Australian voters on Saturday tossed out the decade-old government of conservative Prime Minster John Howard, installing Labor Party leader Kevin Rudd (left) as the new PM. Howard was a staunch ally of the Bush administration on climate change, joining it in refusing to ratify the Kyoto Accord despite — or because of — Australia’s status as the planet’s biggest per-capita emitter of greenhouse gases.
Australia is a proverbial canary in the coal mine when it comes to suffering the consequences of climate change, and Saturday’s election may foreshadow how environmental issues will play out elsewhere in the coming years. With the country in the grip of the worst drought on record, global warming — and the Howard government’s emu-in-the-sand stance that prompted corporate Australia to push its own climate change agenda — became a hot campaign topic.
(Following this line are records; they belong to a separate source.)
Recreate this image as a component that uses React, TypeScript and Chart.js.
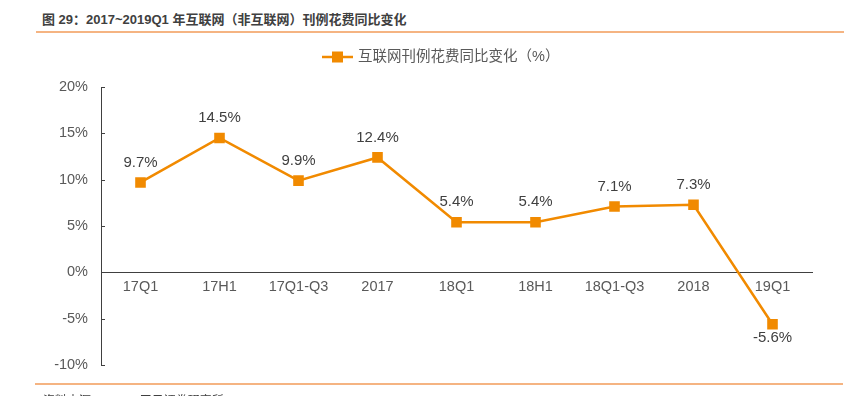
import React, { useEffect, useRef } from "react";
import { Chart, registerables } from "chart.js";
Chart.register(...registerables);

const categories = ["17Q1", "17H1", "17Q1-Q3", "2017", "18Q1", "18H1", "18Q1-Q3", "2018", "19Q1"];
const growth = [9.7, 14.5, 9.9, 12.4, 5.4, 5.4, 7.1, 7.3, -5.6];
const seriesName = "互联网刊例花费同比变化（%）";
const titleText = "图 29：2017~2019Q1 年互联网（非互联网）刊例花费同比变化";
const sourceText = "资料来源：CTR，天风证券研究所";

const ORANGE = "#F18A00";
const FONT = "'Liberation Sans', 'Noto Sans CJK SC', sans-serif";

export default function App() {
  const ref = useRef<HTMLCanvasElement>(null);
  useEffect(() => {
    const labelPlugin = {
      id: "extras",
      afterDatasetsDraw(chart: any) {
        const ctx = chart.ctx;
        const meta = chart.getDatasetMeta(0);
        ctx.save();
        ctx.font = `15px ${FONT}`;
        ctx.fillStyle = "#404040";
        ctx.textAlign = "center";
        ctx.textBaseline = "middle";
        meta.data.forEach((pt: any, i: number) => {
          const v = growth[i];
          const y = v >= 0 ? pt.y - 20 : pt.y + 14;
          ctx.fillText(v.toFixed(1) + "%", pt.x, y);
        });
        // inward y ticks
        const ys = chart.scales.y;
        ctx.strokeStyle = "#404040";
        ctx.lineWidth = 1;
        ys.ticks.forEach((t: any) => {
          const yy = Math.round(ys.getPixelForValue(t.value)) + 0.5;
          ctx.beginPath();
          ctx.moveTo(ys.right, yy);
          ctx.lineTo(ys.right + 4, yy);
          ctx.stroke();
        });
        // legend
        const lx = 322, ly = 57;
        ctx.strokeStyle = ORANGE;
        ctx.lineWidth = 2.5;
        ctx.beginPath();
        ctx.moveTo(lx, ly);
        ctx.lineTo(lx + 31, ly);
        ctx.stroke();
        ctx.fillStyle = ORANGE;
        ctx.fillRect(lx + 10, ly - 5.5, 11, 11);
        ctx.fillStyle = "#595959";
        ctx.textAlign = "left";
        ctx.font = `14.5px ${FONT}`;
        ctx.fillText(seriesName, lx + 36, ly);
        ctx.restore();
      },
    };
    const chart = new Chart(ref.current!, {
      type: "line",
      data: {
        labels: categories,
        datasets: [
          {
            label: seriesName,
            data: growth,
            borderColor: ORANGE,
            backgroundColor: ORANGE,
            borderWidth: 2.5,
            pointStyle: "rect",
            pointRadius: 7.5,
            pointHoverRadius: 7.5,
            pointBorderWidth: 0,
            tension: 0,
          },
        ],
      },
      options: {
        animation: false,
        responsive: false,
        maintainAspectRatio: false,
        layout: { padding: { left: 0, right: 34, top: 87, bottom: 31 } },
        plugins: { legend: { display: false }, tooltip: { enabled: false } },
        scales: {
          x: {
            type: "category",
            offset: true,
            position: { y: 0 } as any,
            grid: { display: false, drawTicks: false },
            border: { display: true, color: "#404040", width: 1 },
            ticks: { color: "#595959", font: { size: 14.5, family: FONT }, padding: 6, maxRotation: 0, autoSkip: false },
          },
          y: {
            min: -10,
            max: 20,
            afterFit(scale: any) {
              scale.width = 101;
            },
            grid: { display: false, drawTicks: false },
            border: { display: true, color: "#404040", width: 1 },
            ticks: {
              stepSize: 5,
              color: "#595959",
              font: { size: 14.5, family: FONT },
              padding: 13,
              callback: (v: any) => v + "%",
            },
          },
        },
      },
      plugins: [labelPlugin],
    });
    return () => chart.destroy();
  }, []);

  return (
    <div style={{ position: "absolute", left: 0, top: 0, width: 846, height: 396, overflow: "hidden", background: "#fff" }}>
      <div
        style={{
          position: "absolute",
          left: 42,
          top: 9,
          fontFamily: FONT,
          fontWeight: "bold",
          fontSize: 13,
          color: "#404040",
          whiteSpace: "nowrap",
        }}
      >
        {titleText}
      </div>
      <div style={{ position: "absolute", left: 36, top: 31, width: 808, height: 2, background: "#F5B482" }} />
      <canvas ref={ref} width={846} height={396} style={{ position: "absolute", left: 0, top: 0, width: 846, height: 396 }} />
      <div style={{ position: "absolute", left: 35, top: 383, width: 808, height: 1.5, background: "#F5B482" }} />
      <div
        style={{
          position: "absolute",
          left: 43,
          top: 391,
          fontFamily: FONT,
          fontSize: 12,
          color: "#404040",
          whiteSpace: "nowrap",
        }}
      >
        {sourceText}
      </div>
    </div>
  );
}
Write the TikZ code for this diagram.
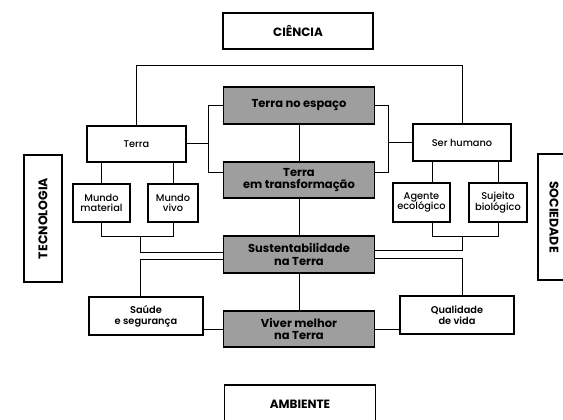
\documentclass[tikz,border=0pt]{standalone}
\usepackage{fontspec}
\setmainfont{Poppins}
\newfontfamily\medfont{Poppins}[UprightFont=* Medium]
\newfontfamily\semifont{Poppins}[UprightFont=* SemiBold]
\usetikzlibrary{calc}
\tikzset{
  box/.style={draw, line width=1.1pt, align=center, inner sep=1pt, font=\medfont\fontsize{9.8}{10.8}\selectfont},
  boxb/.style={box, font=\semifont\fontsize{9.8}{10.8}\selectfont},
  dark/.style={draw, fill=black!38, line width=1.6pt, align=center, inner sep=1pt, minimum width=151pt, font=\bfseries\fontsize{11.5}{12.5}\selectfont},
  head/.style={draw, line width=1.1pt, font=\bfseries\fontsize{12}{14}\selectfont},
  headtext/.style={font=\bfseries\fontsize{12.5}{14}\selectfont},
  link/.style={line width=1pt}
}
\begin{document}
\begin{tikzpicture}[x=1pt,y=-1pt]
\useasboundingbox (0,0) rectangle (563,420);
\node[head, minimum width=150, minimum height=36] (cien) at (298,31) {CIÊNCIA};
\node[dark, minimum height=37] (tne) at (299,105.5) {Terra no espaço};
\node[box, minimum width=99, minimum height=36] (terra) at (136.5,144) {Terra};
\node[box, minimum width=98, minimum height=37] (ser) at (462,142.5) {Ser humano};
\node[dark, minimum height=36] (tet) at (299,180) {Terra\\em transformação};
\node[box, minimum width=57, minimum height=38] (mmat) at (101.5,203) {Mundo\\material};
\node[box, minimum width=50, minimum height=38] (mviv) at (173,203) {Mundo\\vivo};
\node[box, minimum width=57, minimum height=39] (agen) at (421.5,202.5) {Agente\\ecológico};
\node[box, minimum width=58, minimum height=39] (suje) at (498,202.5) {Sujeito\\biológico};
\node[dark, minimum height=37] (sust) at (299,254.5) {Sustentabilidade\\na Terra};
\node[boxb, minimum width=114, minimum height=38] (saude) at (146,316) {Saúde\\e segurança};
\node[boxb, minimum width=114, minimum height=38] (qual) at (457,315) {Qualidade\\de vida};
\node[dark, minimum height=36] (viver) at (299,329) {Viver melhor\\na Terra};
\node[head, minimum width=151, minimum height=38] (amb) at (300,404) {AMBIENTE};
\node[head, minimum width=38, minimum height=127] (tec) at (43,218.5) {};
\node[headtext, rotate=90] (tect) at (tec.center) {TECNOLOGIA};
\node[head, minimum width=32, minimum height=126] (soc) at (554,217) {};
\node[headtext, rotate=-90] (soct) at (soc.center) {SOCIEDADE};
% top connector
\draw[link] (terra.north) -- ++(0,-60) -| (ser.north);
% brackets around Terra no espaco
\coordinate (bl) at (208,0);
\coordinate (br) at (388,0);
\coordinate (tetl) at ($(tet.north west)!0.3!(tet.south west)$);
\coordinate (tetr) at ($(tet.north east)!0.3!(tet.south east)$);
\draw[link] (tne.west) -| (bl |- tetl) -- (tetl);
\draw[link] (terra.east) -- (terra.east -| bl);
\draw[link] (tne.east) -| (br |- tetr) -- (tetr);
\draw[link] (ser.west) -- (ser.west -| br);
% centre
\draw[link] (tne.south) -- (tet.north);
\draw[link] (tet.south) -- (sust.north);
\draw[link] (sust.south) -- (viver.north);
% left side
\draw[link] (mmat.north) -- (mmat.north |- terra.south);
\draw[link] (mviv.north) -- (mviv.north |- terra.south);
\draw[link] (mmat.south) -- ++(0,14) -| (mviv.south);
\coordinate (lj) at (140,236);
\coordinate (sustl1) at ($(sust.west)+(0,-2.5)$);
\coordinate (sustl2) at ($(sust.west)+(0,4.5)$);
\draw[link] (lj) |- (sustl1);
\draw[link] (sustl2) -| (saude.north -| lj);
\draw[link] (viver.west) -- (viver.west -| saude.east);
% right side
\coordinate (ag) at ($(agen.north)+(10.5,0)$);
\draw[link] (ag) -- (ag |- ser.south);
\draw[link] (suje.north) -- (suje.north |- ser.south);
\draw[link] (agen.south -| ag) -- ++(0,14) -| (suje.south);
\coordinate (rj) at (462,236);
\coordinate (sustr1) at ($(sust.east)+(0,-4.5)$);
\coordinate (sustr2) at ($(sust.east)+(0,3.5)$);
\draw[link] (rj) |- (sustr1);
\draw[link] (sustr2) -| (qual.north -| rj);
\draw[link] (viver.east) -- (viver.east -| qual.west);
\end{tikzpicture}
\end{document}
The Australian Labor Party’s environment spokesman, former Midnight Oil front man Peter Garret (right) — a rock-star-environmentalist-turned-politico — hammered the government at every turn. Meanwhile, Rudd promised to sign Kyoto, up investment in green technology and establish a nationwide carbon trading market to help achieve a 60 percent reduction in greenhouse gas emissions by 2050. Labor also set a target of obtaining 20 percent of this coal-dependent nation’s electricity from renewable sources by 2020.
Just how much Labor’s climate change policies contributed to its landslide victory is up for debate, though such was the voters’ wrath that it appears that even Howard will lose his seat in Parliament, the first sitting prime minister to do so since 1929. But here’s one indicator: The Australian Greens scored 20 percent of the votes in some electorates and will take as many as six seats in the Senate, possibly giving the environmental party the balance of power in the upper house. The Greens also contributed to the Labor landslide because under Australia’s preferential voting system, ballots cast for unsuccessful Green candidates were re-directed to the ALP.
So with a charismatic greenie like Garrett as Australia’s presumptive new environment minister, Australia is set to become the Scandinavia of the South Pacific, right? Not quite. Australia’s current prosperity owes much to the resource boom under way as China buys up just about any mineral that can be dug out of the ground. (See my Fortune colleague Brian O’Keefe’s excellent story on the iron ore gold rush in Western Australia.)
Green Wombat got a first-hand look at the pressures Rudd will face during a visit last month to Queensland, the new PM’s home state. Driving through central Queensland’s coal belt, a never-ending procession of trains piled high with the black stuff flanked the two-lane highway, running 24/7 between the mines and the port, where China-bound coal ships are stacked up by the dozens off shore. Bulldozers scaled mountains of coal sitting on the side of the road, scooping up bucketfuls to be put on a conveyor belt that straddled the highway to connect to a train depot. At the Dingo roadhouse, a big color-coded wall map charts central Queensland’s major coal seams and Shift Miner Magazine is on sale, chronicling the explosion in coal mining that has turned places like Rockhampton into boom towns. Riding in from the Rockhampton airport, a former coal miner-turned-taxi
driver tells me she rues passing up the chance a couple years’ back to buy a house for $A10,000 in a nearby mining town; such homes now go for $A300,000. Out on a cattle ranch about 500 kilometers from Rockhampton, a mining company is drilling for gold but rancher John Dennis tells me he hopes they find something else. “Black gold,” he says. “Coal.” (The biggest corporate takeover attempt now under way Down Under is Aussie mining giant BHP Billiton (BHP)’s $150 billion offer for rival Rio Tinto (RTP).)
So no surprise that Rudd wants to spend $A500 million on so-called clean coal technology to capture and store greenhouse gas emissions from coal-fired power plants. While sun-drenched Australia has some of the world’s best solar resource it currently gets about 86 percent of its electricity from coal. In fact, in recent years, Australian solar energy companies like Ausra have relocated to California, frustrated by the government’s lack of support for renewable energy. But with the new Labor government pledging to fund a $A150 million Energy Innovation Fund to stop the brain drain as well as increase the mandatory renewable energy targets, Australia may be the next frontier for green business.
I wonder if, assuming that Ausra fulfills on its promises for the next few years, Australia will be able to sustain the political will to keep using coal at the current rate.
Stephen B
The greens will get 5 senate seats. This up a mere one seat from the last election in 2004, its hardly a watershed for the greens.
The real surprise is how poorly the Greens did given all the publicity generated by the IPCC reports and associated huge media coverage for 12 months leading up to the election.
To get the balance of power the Greens need to focus on climate change and leave behind the most frightening aspects of their extreme left wing ideology that scared prospective voters away this time.